The next day at the National Film and Sound Archive I caught the Patrick Harding-Irmer film “Das Modell, The Dancer and Lola” about him, his mother and estranged father. About her fleeing one part of Germany as she was pushed through the window into a train carriage on the wrong side of the tracks. (No that bit was revealed in the interview afterward.)
Then I had to chew the fat about Aboriginal dance with two fellow New South Welshmen blackfellas. Garry Lester began with a slide show of his family. He told us who begat who, when and where, demonstrating kin.
I practiced my thesis. Nothing like a captive audience. Except that they weren’t. Captive. I’ve got to hand that thing in (the thesis) so I needed all the practice I could get. Getting it out. That’s the thing with dance, there’s very little joy in writing about it unless you can dance on the page. I read my marking criteria and it would not bode well to unpack the emergence of The Body Politic into the Aboriginal cultural lexicon, with specific focus on proposing the original 1972 Aboriginal Tent Embassy as a modern day dreaming or song cycle, in poetry form. I will not lie, I had contemplated this, albeit pretty briefly.
Back to the NFSA.
After my spiel that didn’t leave much time left to Tammi Gissell, but her dance later that night spoke for itself. I think she came up to me afterward and confessed that maybe she’d done her best job the year before (when she had a kinder opinion of her body). I had never seen her dance better. She was stunning as much as her character was hopeless. She was not in ernest, but there was an ernest honesty and a gutsy maturity in her performance as a broken woman dancing the blues.
I did so enjoy Michelle Potter’s talk on the early Australiana ballets, many of which featured Aboriginal Dreaming narratives. I enjoyed looking at the sets and costumes which depicted decent facsimiles of a variety of artefacts, from backdrops with Wandjina spirits painted on them, to replica conical hair hats from Mornington Island. I say- maybe somebody should’ve gathered up the artful (and maybe not so artful) homages as proof against Terra Nullius.
I came away thinking- Whatever happened to the can-do attitude of the past generation? Listening to Dr Lester’s talk on Gertrud, hearing the story of Mr Harding-Irmer and knowing so many people (yes I concede mainly men) fell into dance as if fated, was genuinely inspiring.

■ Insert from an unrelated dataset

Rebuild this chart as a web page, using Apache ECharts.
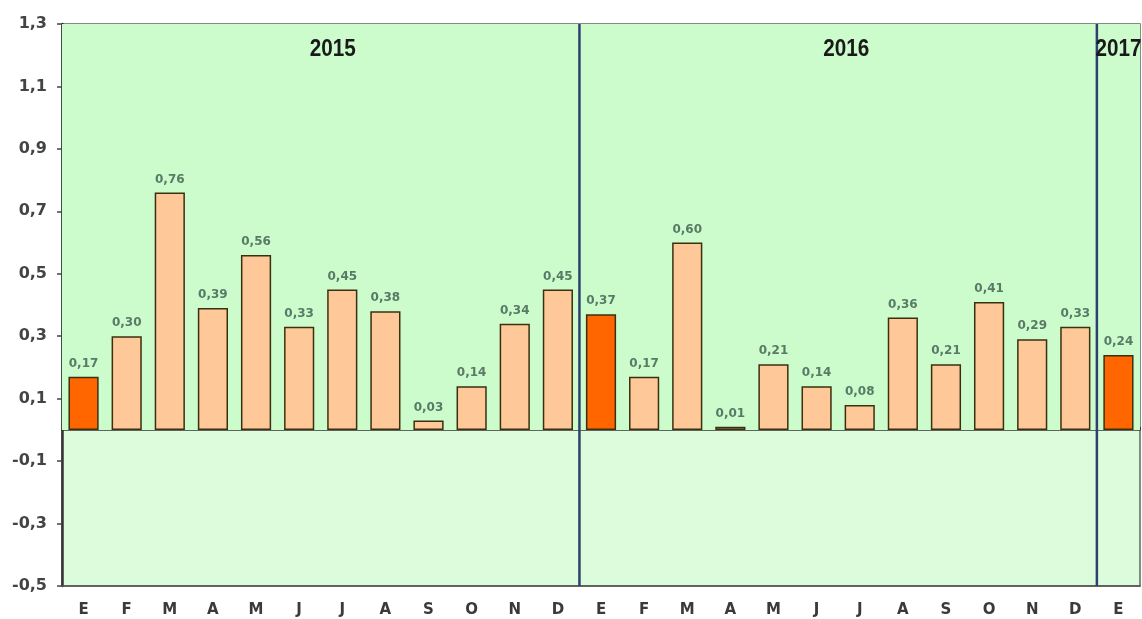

I thought about writing this blog in poetry form because I love that it was not talking that brought us all together to talk. I had a deep desire to just dwell in the memories without the need to make sense, to quantify my experience. I possessed a sneaking desire to pass on some generative baton.
If this is what Be-ing OLD does to people, then bring it on I say.
Special mention goes to the Golden Oldies performing on the forecourt of the NLA. A good day for a ‘brella behaving like a parasol.
I’m delirious. Sorry, better get back to my wretched writing. Not this.